I have owned my present camera [ a Canon Power Shot A2000IS] for about a year. In that time I have done little other than to use the "auto" mode or the setting for night shots, experimenting with the zoom feature.
Two booklets came with the camera, but I have small patience or skill in fiddling with "tech-y" stuff.
To be honest, I like things to work "perfectly" without a lot of practice.
I have been increasingly unhappy with attempted close-ups which missed the beautiful details of flowers or insects. The camera manual turned up in one of the boxes I rootled through this week.
This being a day of weather unfit for woman, man or beast to attempt strenuous labor, I decided to play with the camera settings.
The flower garden is languishing in the heat, but I have hoped to let seed heads ripen and self-sow. I've noticed that the hummingbirds and butterflies don't care that the flowers are shabby, so that has been another reason to leave them in over-blown and untidily flopping dis-array.
Two of the spicebush [Eastern Swallowtail] butterflies were damaged and clearly near the end of their short lives. This one was dull and ragged but still gamely flitting from flower to flower.
The monarda is going to seed but still appealing to the butterflies and humingbirds.
Still not as sharp a photo as I would like. Butterflies don't oblige by "holding still."
A gold-spangled fritillary on a red zinnia.
This tiger swallowtail was huge--and very busy.
I remember a summer when I was about 12 and decided I should acquire a butterfly collection.
I fashioned a "net" from a piece of my mother's old nightgown fastened to the wooden dowel from a windowshade and I was off for hours, trailing butterflies through the pasture.
Today I tripped over cucumber vines, ran around the edge of the flower garden, trying to get a good shot of this creature.
Today's hibiscus. A thank you to Chris J, for suggesting the color "Chinese Pink."
I tried repeatedly for a shot of this opening bronze sunflower. The bloom is above my head and the wind was blowing just enough to make the photo blur.
I took this shot in the evening with the overcast sky darkening into dusk.
Another of the "dwarf" sunflowers with an insect visitor.

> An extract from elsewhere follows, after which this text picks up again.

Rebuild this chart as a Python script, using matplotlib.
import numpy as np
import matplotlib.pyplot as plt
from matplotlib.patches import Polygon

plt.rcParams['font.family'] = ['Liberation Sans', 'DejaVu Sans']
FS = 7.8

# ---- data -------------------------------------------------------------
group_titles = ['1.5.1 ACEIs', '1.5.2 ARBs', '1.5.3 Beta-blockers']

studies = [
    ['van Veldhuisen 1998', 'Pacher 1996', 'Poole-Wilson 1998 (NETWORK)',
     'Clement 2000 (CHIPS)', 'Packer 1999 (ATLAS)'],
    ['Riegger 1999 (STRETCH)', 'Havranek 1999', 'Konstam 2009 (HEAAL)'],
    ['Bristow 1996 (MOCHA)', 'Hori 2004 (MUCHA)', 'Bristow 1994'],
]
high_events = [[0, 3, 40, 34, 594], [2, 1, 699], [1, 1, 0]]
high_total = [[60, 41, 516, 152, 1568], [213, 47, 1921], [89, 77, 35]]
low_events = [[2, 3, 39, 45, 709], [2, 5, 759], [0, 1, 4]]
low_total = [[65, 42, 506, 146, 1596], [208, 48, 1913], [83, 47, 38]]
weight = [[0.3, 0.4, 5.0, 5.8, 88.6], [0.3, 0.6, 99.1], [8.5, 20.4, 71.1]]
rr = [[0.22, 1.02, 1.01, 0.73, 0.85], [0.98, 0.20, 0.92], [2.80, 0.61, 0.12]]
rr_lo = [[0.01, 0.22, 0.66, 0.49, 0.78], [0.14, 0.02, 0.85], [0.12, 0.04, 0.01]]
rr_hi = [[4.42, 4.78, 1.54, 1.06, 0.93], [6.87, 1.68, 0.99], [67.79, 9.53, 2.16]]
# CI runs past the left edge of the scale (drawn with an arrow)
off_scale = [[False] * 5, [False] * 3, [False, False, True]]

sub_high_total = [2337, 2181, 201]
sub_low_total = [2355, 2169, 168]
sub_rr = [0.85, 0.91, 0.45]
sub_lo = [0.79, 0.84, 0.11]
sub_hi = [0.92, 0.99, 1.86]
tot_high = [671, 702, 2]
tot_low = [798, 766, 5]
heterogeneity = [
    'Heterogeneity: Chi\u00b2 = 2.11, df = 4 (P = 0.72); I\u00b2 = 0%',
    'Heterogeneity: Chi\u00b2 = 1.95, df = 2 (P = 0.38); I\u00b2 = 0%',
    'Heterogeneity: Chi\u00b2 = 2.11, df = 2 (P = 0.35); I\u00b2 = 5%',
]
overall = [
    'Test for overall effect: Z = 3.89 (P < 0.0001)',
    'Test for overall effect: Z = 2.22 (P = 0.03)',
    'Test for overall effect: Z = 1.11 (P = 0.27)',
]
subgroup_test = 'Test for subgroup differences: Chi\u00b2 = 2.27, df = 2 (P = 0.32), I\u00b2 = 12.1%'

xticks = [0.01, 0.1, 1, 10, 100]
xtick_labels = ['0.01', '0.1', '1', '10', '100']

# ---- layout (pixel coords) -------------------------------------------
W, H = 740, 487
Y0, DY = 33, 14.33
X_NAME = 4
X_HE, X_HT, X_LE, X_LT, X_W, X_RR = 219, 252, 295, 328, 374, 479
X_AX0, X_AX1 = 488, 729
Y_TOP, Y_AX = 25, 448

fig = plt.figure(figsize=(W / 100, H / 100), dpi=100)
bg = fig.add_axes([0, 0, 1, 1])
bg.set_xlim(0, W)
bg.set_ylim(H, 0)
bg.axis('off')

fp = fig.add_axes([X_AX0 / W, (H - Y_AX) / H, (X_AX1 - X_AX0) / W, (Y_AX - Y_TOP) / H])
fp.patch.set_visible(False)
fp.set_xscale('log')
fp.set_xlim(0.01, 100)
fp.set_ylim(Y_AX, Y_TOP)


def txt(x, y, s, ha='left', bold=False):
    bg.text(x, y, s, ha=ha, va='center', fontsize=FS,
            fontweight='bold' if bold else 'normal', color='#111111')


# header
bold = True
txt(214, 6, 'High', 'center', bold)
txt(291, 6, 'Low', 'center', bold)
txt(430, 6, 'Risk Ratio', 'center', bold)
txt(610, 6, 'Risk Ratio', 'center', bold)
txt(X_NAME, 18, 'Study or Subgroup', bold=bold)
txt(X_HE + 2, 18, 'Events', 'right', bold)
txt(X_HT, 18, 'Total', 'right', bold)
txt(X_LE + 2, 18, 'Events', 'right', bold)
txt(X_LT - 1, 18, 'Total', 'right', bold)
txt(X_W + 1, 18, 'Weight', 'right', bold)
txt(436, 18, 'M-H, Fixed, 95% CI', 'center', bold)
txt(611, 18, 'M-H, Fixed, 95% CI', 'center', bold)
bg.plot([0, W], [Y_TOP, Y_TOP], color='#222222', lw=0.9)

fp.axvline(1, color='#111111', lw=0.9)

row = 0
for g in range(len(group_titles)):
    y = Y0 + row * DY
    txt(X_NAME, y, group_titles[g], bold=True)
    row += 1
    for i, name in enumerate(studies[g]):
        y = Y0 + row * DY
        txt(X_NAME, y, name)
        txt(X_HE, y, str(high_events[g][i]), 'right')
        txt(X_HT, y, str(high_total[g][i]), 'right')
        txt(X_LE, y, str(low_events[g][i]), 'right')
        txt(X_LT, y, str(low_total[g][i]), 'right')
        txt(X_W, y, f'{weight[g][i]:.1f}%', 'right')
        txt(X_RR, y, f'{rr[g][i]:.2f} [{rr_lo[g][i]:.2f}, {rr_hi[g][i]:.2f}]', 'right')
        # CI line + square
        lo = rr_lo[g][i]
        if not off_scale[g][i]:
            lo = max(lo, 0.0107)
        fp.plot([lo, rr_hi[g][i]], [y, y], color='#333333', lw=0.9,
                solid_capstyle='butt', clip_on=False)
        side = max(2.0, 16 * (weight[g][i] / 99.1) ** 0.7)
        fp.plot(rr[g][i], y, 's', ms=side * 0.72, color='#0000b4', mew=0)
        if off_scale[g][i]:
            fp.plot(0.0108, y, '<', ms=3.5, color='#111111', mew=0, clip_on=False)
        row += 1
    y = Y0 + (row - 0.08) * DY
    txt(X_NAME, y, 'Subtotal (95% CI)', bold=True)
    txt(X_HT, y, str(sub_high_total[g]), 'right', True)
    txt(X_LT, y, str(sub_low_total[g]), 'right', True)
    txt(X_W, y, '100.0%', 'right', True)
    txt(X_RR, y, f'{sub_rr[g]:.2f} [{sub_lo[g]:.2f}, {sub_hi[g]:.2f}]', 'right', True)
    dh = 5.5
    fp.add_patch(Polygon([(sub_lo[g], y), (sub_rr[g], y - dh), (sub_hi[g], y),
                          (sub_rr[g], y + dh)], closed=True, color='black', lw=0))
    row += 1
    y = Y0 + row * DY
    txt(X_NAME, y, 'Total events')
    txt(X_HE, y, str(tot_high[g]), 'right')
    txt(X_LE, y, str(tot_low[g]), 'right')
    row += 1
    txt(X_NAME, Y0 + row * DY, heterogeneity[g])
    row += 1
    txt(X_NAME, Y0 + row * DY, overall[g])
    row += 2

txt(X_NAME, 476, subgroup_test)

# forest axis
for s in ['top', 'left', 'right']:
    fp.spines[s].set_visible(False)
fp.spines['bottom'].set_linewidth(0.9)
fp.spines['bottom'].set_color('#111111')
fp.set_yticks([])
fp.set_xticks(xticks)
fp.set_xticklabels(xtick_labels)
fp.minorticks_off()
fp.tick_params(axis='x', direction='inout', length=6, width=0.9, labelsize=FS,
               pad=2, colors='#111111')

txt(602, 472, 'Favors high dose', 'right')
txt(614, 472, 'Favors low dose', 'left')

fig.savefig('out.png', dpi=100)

Detail of a dark sunflower in bud.
A bud of the tall golden sunflower.
Buds on the pink hibiscus.
My proficiency in photography has a long way to go.
I will always be an amateur with an inexpensive camera.
Still, the quest for photos to share is yet another interest and a continuing joy.
For as many remaining years as I can be out and about to explore the intricacies of Creation, I will never be bored.